***** Supplied material *****

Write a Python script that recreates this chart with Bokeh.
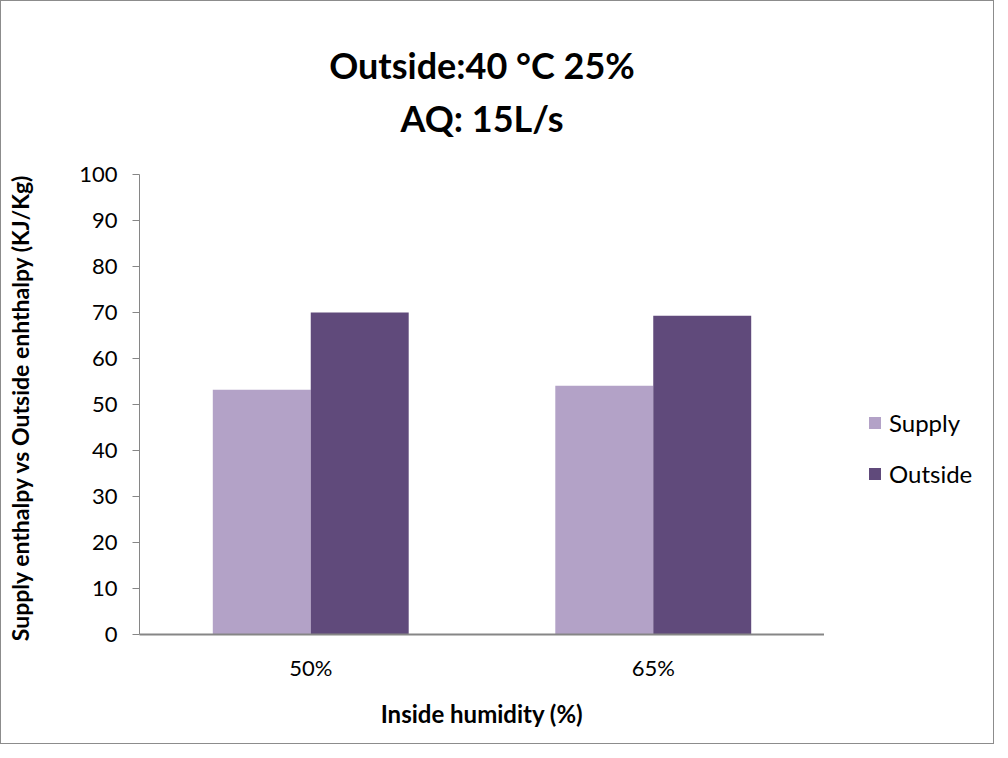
from bokeh.plotting import figure
from bokeh.layouts import row
from bokeh.models import ColumnDataSource, FactorRange, Legend, LegendItem, Title
from bokeh.transform import dodge
from bokeh.embed import file_html
from bokeh.resources import INLINE

categories = ["50%", "65%"]
series_names = ["Supply", "Outside"]
supply = [53.2, 54.1]
outside = [70.0, 69.3]
y_ticks = list(range(0, 101, 10))
title_line1 = "Outside:40 °C 25%"
title_line2 = "AQ: 15L/s"
x_title = "Inside humidity (%)"
y_title = "Supply enthalpy vs Outside enhthalpy  (KJ/Kg)"

FONT = "Lato"
C_SUP = "#B3A2C7"
C_OUT = "#604A7B"
AX = "#868686"

src = ColumnDataSource(dict(cat=categories, supply=supply, outside=outside))
xr = FactorRange(*categories, range_padding=0)

p = figure(width=823, height=742, x_range=xr,
           y_range=(0, 100), output_backend="svg", toolbar_location=None,
           min_border_left=138, min_border_right=0, min_border_top=173, min_border_bottom=109)
p.title = None

r1 = p.vbar(x=dodge("cat", -0.143, range=xr), top="supply", width=0.286, source=src,
            fill_color=C_SUP, line_color=None)
r2 = p.vbar(x=dodge("cat", 0.143, range=xr), top="outside", width=0.286, source=src,
            fill_color=C_OUT, line_color=None)

p.xgrid.visible = False
p.ygrid.visible = False
p.outline_line_color = None

p.yaxis.ticker = y_ticks
p.yaxis.axis_line_color = AX
p.yaxis.major_tick_line_color = AX
p.yaxis.major_tick_out = 7
p.yaxis.major_tick_in = 0
p.yaxis.minor_tick_line_color = None
p.yaxis.major_label_text_font = FONT
p.yaxis.major_label_text_font_size = "22px"
p.yaxis.major_label_text_color = "#000000"
p.yaxis.major_label_standoff = 15
p.yaxis.axis_label = y_title
p.yaxis.axis_label_text_font = FONT
p.yaxis.axis_label_text_font_size = "23px"
p.yaxis.axis_label_text_font_style = "bold"
p.yaxis.axis_label_text_color = "#000000"
p.yaxis.axis_label_standoff = 42

p.xaxis.axis_line_color = AX
p.xaxis.axis_line_width = 2
p.xaxis.major_tick_line_color = None
p.xaxis.minor_tick_line_color = None
p.xaxis.major_label_text_font = FONT
p.xaxis.major_label_text_font_size = "22px"
p.xaxis.major_label_text_color = "#000000"
p.xaxis.major_label_standoff = 13
p.xaxis.axis_label = x_title
p.xaxis.axis_label_text_font = FONT
p.xaxis.axis_label_text_font_size = "24px"
p.xaxis.axis_label_text_font_style = "bold"
p.xaxis.axis_label_text_color = "#000000"
p.xaxis.axis_label_standoff = 15

t2 = Title(text=title_line2, align="center", text_font=FONT, text_font_size="36px",
           text_font_style="bold", text_color="#000000", standoff=70)
t1 = Title(text=title_line1, align="center", text_font=FONT, text_font_size="36px",
           text_font_style="bold", text_color="#000000", standoff=-56)
p.add_layout(t2, "above")
p.add_layout(t1, "above")

# legend panel: hidden copies of the bar renderers, only their legend is shown
lf = figure(width=169, height=742, x_range=xr, y_range=(0, 100),
            output_backend="svg", toolbar_location=None,
            min_border_left=0, min_border_right=0, min_border_top=0, min_border_bottom=0)
lf.title = None
lf.axis.visible = False
lf.grid.visible = False
lf.outline_line_color = None
l1 = lf.vbar(x=dodge("cat", -0.143, range=xr), top="supply", width=0.286, source=src,
             fill_color=C_SUP, line_color=None, visible=False)
l2 = lf.vbar(x=dodge("cat", 0.143, range=xr), top="outside", width=0.286, source=src,
             fill_color=C_OUT, line_color=None, visible=False)
legend = Legend(items=[LegendItem(label=series_names[0], renderers=[l1]),
                       LegendItem(label=series_names[1], renderers=[l2])],
                location=(43, 146), label_text_font=FONT, label_text_font_size="24px",
                label_text_color="#000000", glyph_width=15, glyph_height=15,
                spacing=22, padding=0, margin=0, border_line_color=None,
                background_fill_alpha=0, label_standoff=7,
                inactive_fill_alpha=0)
lf.add_layout(legend, "center")

layout = row(p, lf)
layout.styles = {"border": "1px solid #8c8c8c"}

open("out.html", "w").write(file_html(layout, INLINE))
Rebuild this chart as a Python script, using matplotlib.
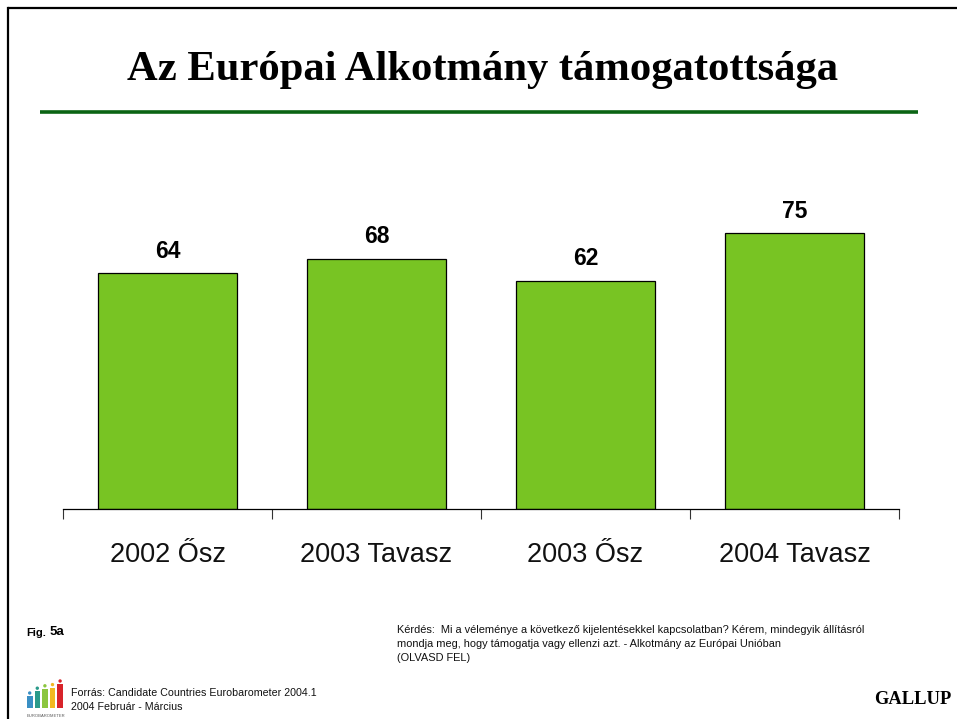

*****

# Exercise instructions
Restate only the lines running from the start of the material above through the line containing "from bokeh.resources import INLINE", ends included. No pictures.

# The completed task
Write a Python script that recreates this chart with Bokeh.
from bokeh.plotting import figure
from bokeh.layouts import row
from bokeh.models import ColumnDataSource, FactorRange, Legend, LegendItem, Title
from bokeh.transform import dodge
from bokeh.embed import file_html
from bokeh.resources import INLINE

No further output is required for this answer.